Texas has not had a meaningful presidential primary since 1988, when Michael Dukakis won Texas and a couple of other big primaries on Super Tuesday. We're going to have one on March 4. The Republican race is over, with the withdrawal of Mitt Romney, although Mike Huckabee apparently intends to continue. Ron Paul will probably soldier on as well. What effect will the heating up of the Democratic primary and the cooling off of the Republican primary have on local races in Texas?
Clearly, all the steam is out of the GOP primary. I didn't think Huckabee could beat McCain in a three-way contest with Romney, but ...

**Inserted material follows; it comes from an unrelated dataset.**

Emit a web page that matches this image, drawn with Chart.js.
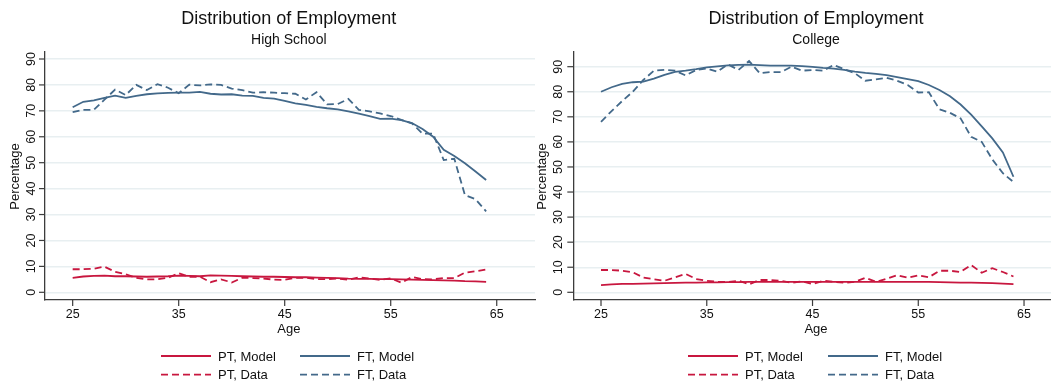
<!DOCTYPE html>
<html><head><meta charset="utf-8">
<script src="https://cdn.jsdelivr.net/npm/chart.js@4"></script>
<style>
html,body{margin:0;padding:0;background:#fff;}
#wrap{position:relative;width:1051px;height:387px;overflow:hidden;background:#fff;}
canvas{position:absolute;top:0;}
</style></head><body>
<div id="wrap">
<canvas id="c1" width="537" height="387" style="left:0"></canvas>
<canvas id="c2" width="514" height="387" style="left:537px"></canvas>
</div>
<script>
// ---------- data ----------
const ages = [25,26,27,28,29,30,31,32,33,34,35,36,37,38,39,40,41,42,43,44,45,46,47,48,49,50,51,52,53,54,55,56,57,58,59,60,61,62,63,64];

const hsPtModel = [5.6,6.1,6.3,6.4,6.2,6.2,6.1,6.0,6.1,6.2,6.4,6.3,6.2,6.5,6.4,6.3,6.2,6.1,6.0,6.0,5.9,5.8,5.8,5.7,5.6,5.5,5.3,5.2,5.2,5.1,5.1,5.0,4.9,4.8,4.7,4.6,4.5,4.3,4.2,4.0];
const hsFtModel = [71.4,73.5,74.0,75.0,75.9,75.0,75.8,76.4,76.7,76.9,77.0,77.0,77.3,76.6,76.3,76.4,75.9,75.8,75.0,74.7,73.8,72.9,72.3,71.5,71.0,70.6,69.8,68.9,68.0,66.9,67.0,66.4,65.3,63.0,60.0,55.0,52.6,49.8,46.6,43.3];
const hsPtData  = [8.9,8.9,9.1,9.9,7.9,7.0,5.6,5.0,5.0,5.6,7.4,6.0,6.0,3.9,5.0,3.8,5.6,5.5,5.3,4.9,4.8,5.6,5.6,5.1,5.1,5.3,4.8,5.8,5.3,4.8,5.4,3.7,5.9,5.1,5.0,5.5,5.5,7.6,8.1,8.8];
const hsFtData  = [69.5,70.4,70.4,74.3,78.2,76.1,80.0,78.0,80.3,78.9,76.8,80.1,79.8,80.2,80.0,78.6,78.0,77.0,77.2,77.0,76.8,76.6,74.4,77.2,72.5,72.6,74.6,70.4,69.8,69.0,68.0,66.5,65.2,61.2,61.2,51.0,51.5,37.5,35.9,31.2];

const colPtModel = [2.9,3.2,3.4,3.4,3.5,3.6,3.7,3.8,3.9,3.9,4.0,4.0,4.1,4.1,4.2,4.2,4.2,4.2,4.2,4.2,4.2,4.2,4.2,4.2,4.2,4.2,4.2,4.2,4.2,4.2,4.2,4.2,4.1,4.0,3.9,3.9,3.8,3.7,3.5,3.3];
const colFtModel = [80.0,81.8,83.1,83.8,84.0,85.2,86.7,87.9,88.4,89.0,89.7,90.1,90.5,90.7,90.8,90.6,90.4,90.4,90.4,90.2,89.9,89.5,89.2,88.7,88.0,87.5,87.1,86.6,85.8,85.0,84.2,82.7,80.7,78.2,74.9,70.9,66.2,61.4,55.8,46.1];
const colPtData  = [8.9,8.9,8.6,8.0,5.9,5.2,4.6,6.0,7.3,5.3,4.6,4.2,4.1,4.6,3.2,4.9,4.9,4.6,3.8,4.4,3.3,4.6,4.2,3.8,4.2,5.8,4.2,5.4,6.8,5.8,6.8,6.0,8.6,8.6,8.1,10.9,7.8,9.6,8.1,6.3];
const colFtData  = [68.0,72.3,76.3,80.0,84.7,88.4,88.7,88.4,86.5,88.7,89.3,88.0,90.9,88.7,92.3,87.4,87.9,87.8,90.0,88.4,88.7,88.4,90.7,89.0,87.4,84.4,84.9,85.6,84.4,82.7,79.7,79.8,73.0,71.6,69.4,62.0,60.0,53.0,47.5,44.0];

const xTicks = [25,35,45,55,65];
const yTicks = [0,10,20,30,40,50,60,70,80,90];
const seriesLabels = ['PT, Model','FT, Model','PT, Data','FT, Data'];
const mainTitle = 'Distribution of Employment';
const subTitles = ['High School','College'];
const xTitle = 'Age';
const yTitle = 'Percentage';

// ---------- style ----------
const RED = '#c8173f';
const BLUE = '#43698a';
const GRID = '#e8eff1';
const AXIS = '#3c3c3c';
const FONT = '"Liberation Sans", Arial, Helvetica, sans-serif';

function pts(vals){ return ages.map((a,i)=>({x:a,y:vals[i]})); }

const decor = {
  id:'decor',
  afterDraw(chart, args, o){
    const ctx = chart.ctx, xs = chart.scales.x, ys = chart.scales.y, a = chart.chartArea;
    ctx.save();
    // tick marks
    ctx.strokeStyle = AXIS; ctx.lineWidth = 1.2;
    xTicks.forEach(v=>{
      const px = xs.getPixelForValue(v);
      ctx.beginPath(); ctx.moveTo(px, a.bottom); ctx.lineTo(px, a.bottom+6); ctx.stroke();
    });
    yTicks.forEach(v=>{
      const py = ys.getPixelForValue(v);
      ctx.beginPath(); ctx.moveTo(a.left-6, py); ctx.lineTo(a.left, py); ctx.stroke();
    });
    ctx.fillStyle = '#111';
    // x tick labels
    ctx.font = '12.5px ' + FONT;
    ctx.textAlign = 'center'; ctx.textBaseline = 'alphabetic';
    xTicks.forEach(v=>{ ctx.fillText(String(v), xs.getPixelForValue(v), a.bottom+18); });
    // y tick labels (rotated)
    yTicks.forEach(v=>{
      ctx.save();
      ctx.translate(a.left - o.yLabOff, ys.getPixelForValue(v));
      ctx.rotate(-Math.PI/2);
      ctx.fillText(String(v), 0, 0);
      ctx.restore();
    });
    // axis titles
    ctx.font = '13px ' + FONT;
    ctx.fillText(xTitle, o.titleX, 333);
    ctx.save();
    ctx.translate(a.left - o.yTitleOff, 176.5);
    ctx.rotate(-Math.PI/2);
    ctx.fillText(yTitle, 0, 0);
    ctx.restore();
    // titles
    ctx.font = '18px ' + FONT;
    ctx.fillText(mainTitle, o.titleX, 24);
    ctx.font = '14px ' + FONT;
    ctx.fillText(o.sub, o.titleX, 44);
    // legend
    const ds = chart.data.datasets;
    const order = [0,1,2,3];
    const cols = [o.leg1, o.leg2];
    const rowsY = [356, 374.7];
    ctx.font = '13px ' + FONT;
    ctx.textAlign = 'left';
    order.forEach((di,k)=>{
      const d = ds[di];
      const col = k % 2, row = Math.floor(k/2);
      const x0 = cols[col], y0 = rowsY[row];
      ctx.save();
      ctx.strokeStyle = d.borderColor; ctx.lineWidth = 1.8;
      ctx.setLineDash(d.borderDash || []);
      ctx.beginPath(); ctx.moveTo(x0, y0); ctx.lineTo(x0+50, y0); ctx.stroke();
      ctx.restore();
      ctx.fillStyle = '#111';
      ctx.fillText(d.label, x0+57, y0+4.5);
    });
    ctx.restore();
  }
};

function makeChart(id, sets, p){
  return new Chart(document.getElementById(id), {
    type:'line',
    data:{ datasets:[
      {label:seriesLabels[0], data:pts(sets[0]), borderColor:RED, borderWidth:1.8, pointRadius:0, tension:0, order:3},
      {label:seriesLabels[1], data:pts(sets[1]), borderColor:BLUE, borderWidth:1.8, pointRadius:0, tension:0, order:1},
      {label:seriesLabels[2], data:pts(sets[2]), borderColor:RED, borderWidth:1.8, borderDash:[7,4], pointRadius:0, tension:0, order:4},
      {label:seriesLabels[3], data:pts(sets[3]), borderColor:BLUE, borderWidth:1.8, borderDash:[7,4], pointRadius:0, tension:0, order:2}
    ]},
    options:{
      responsive:false, animation:false, devicePixelRatio:1,
      layout:{padding:p.pad},
      plugins:{ legend:{display:false}, tooltip:{enabled:false}, title:{display:false}, decor:p },
      scales:{
        x:{ type:'linear', min:p.xMin, max:p.xMax,
            grid:{display:false, drawTicks:false},
            border:{display:true, color:AXIS, width:1.3},
            ticks:{display:false},
            afterFit:s=>{ s.height = 0; } },
        y:{ type:'linear', min:p.yMin, max:p.yMax,
            afterBuildTicks:s=>{ s.ticks = yTicks.map(v=>({value:v})); },
            grid:{color:GRID, lineWidth:1.4, drawTicks:false},
            border:{display:true, color:AXIS, width:1.3},
            ticks:{display:false},
            afterFit:s=>{ s.width = 0; } }
      }
    },
    plugins:[decor]
  });
}

makeChart('c1', [hsPtModel, hsFtModel, hsPtData, hsFtData], {
  pad:{left:45, right:2, top:52, bottom:87},
  xMin:22.39, xMax:68.61, yMin:-2.97, yMax:92.7,
  yLabOff:10.5, yTitleOff:25.7, titleX:288.8, sub:subTitles[0],
  leg1:161, leg2:300
});
makeChart('c2', [colPtModel, colFtModel, colPtData, colFtData], {
  pad:{left:36.3, right:0, top:52, bottom:87},
  xMin:22.38, xMax:67.55, yMin:-3.07, yMax:95.86,
  yLabOff:11.6, yTitleOff:27.3, titleX:279, sub:subTitles[1],
  leg1:151, leg2:291
});
</script>
</body></html>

Can I just say something here? I can't write for fifteen minutes without getting a flash for a new press release for Hillary Clinton. I have gotten NINE e-mails today. NEW AD: HILLARY CLINTON LAUNCHES AD IN WASHINGTON STATE TOUTING COMMITMENT TO UNIVERSAL HEALTH CARE ... NEW AD HIGHLIGHTS NEED FOR REAL SOLUTIONS TO AMERICA'S ECONOMIC CHALLENGES ... NEW AD: NEBRASKA SENATOR BOB KERREY ON HILLARY'S HISTORY OF MAKING CHANGE ... UPDATED: HILLARY CLINTON ATTENDS "SOLUTIONS FOR AMERICA" RALLY TONIGHT ... NATIONAL CHAIRMAN MCAULIFFE BRIEFS CAMPAIGN FINANCE CMTE. ON POST-SUPER TUESDAY FUNDRAISING SURGE ... SENATOR BLANCHE LINCOLN ENDORSES HILLARY ... SUPER TUESDAY VICTORY GENERATES MORE THAN $4 MILLION ONLINE IN SINGLE DAY ... CLINTON CAMPAIGN TO HOLD CONFERENCE CALL TO DISCUSS THE LATINO VOTE IN UPCOMING CONTESTS ... LETTER FROM PATTI SOLIS DOYLE, CAMPAIGN MANAGER [to the Obama campaign] ... HILLARY CLINTON SCHEDULE: FEBRUARY 7-9, 2008. Oops, I miscounted. It was ten. No wonder the Clinton campaign is having to borrow money. They must have cornered the market on pressroom aides.
Where was I? Oh, yes. McCain vs. Huckabee (and Paul). In a head-to-head race between McCain and Huckabee, the conservatives could vote for Huckabee and send McCain a message. But is that a message that Huckabee wants sent? If he is hoping to be number two on the ticket, as everyone speculates, showing up McCain is not the way to get it -- unless he demonstrates so much strength with evangelicals that McCain feels he has to have him. The risk for Huckabee is that McCain will win the primary anyway, with the votes of suburban moderates, and McCain can say, I don't need to make peace with the conservatives.
In fact, peace with the conservatives is just as dangerous for McCain as war with the conservatives. I believe that McCain's fall from atop the leaderboard in 2006 was not due to his stand on the immigration issue; rather, it came because McCain, who called Jerry Falwell an "agent of intolerance" during the 2000 presidential race, agreed to speak at Falwell's Liberty University. Asked by Tim Russert on Meet the Press whether he still believed that Falwell is an agent of intolerance, McCain said, "No I don't." McCain can't cozy up to the conservatives without tarnishing his image with moderates and independents as a straight-talker.
The absence of a bona fide presidential contest will probably have the effect of depressing turnout across the Republican spectrum. The more the primary is restricted to the base, the more conservative the vote is. That has implications for several Republican primary races. So does the hot Democratic presidential race, which will hold a lot of Democrats who might otherwise have crossed over into the Republican primary. The two incumbents that are most obviously affected are Pat Haggerty and Charlie Geren.
The Democratic battle will undoubtedly do here what it has done everywhere else, which is greatly increase the turnout in the Democratic primary. Hillary will be targeting Hispanics, which means that there could be some surprise winners in districts that normally have low turnouts and whose incumbents were previously regarded as safe. The Craddick Democrats could feel an impact: Kevin Bailey won his primary in 2006 with around 900 votes. It won't take much of an increase in the Hispanic vote in that district to blow Bailey away. (Aaron Pena and Kino Flores have to worry too.) The last thing an incumbent wants is a deluge of people who haven't voted before. New voters can't be reached by phone banks or mail, because nobody knows who they are. The only way to reach them is through the mass media, TV and radio, and that can get expensive. A lot of other races could be thrown into similar turmoil: Moreno-Marquez in El Paso, Escobar-Ybarra on the southern coast, Miles-Edwards in Houston, just about any contested seat in districts with a high minority population and a history of low turnouts has suddenly become less predictable. It is going to be a wild night for the Democrats.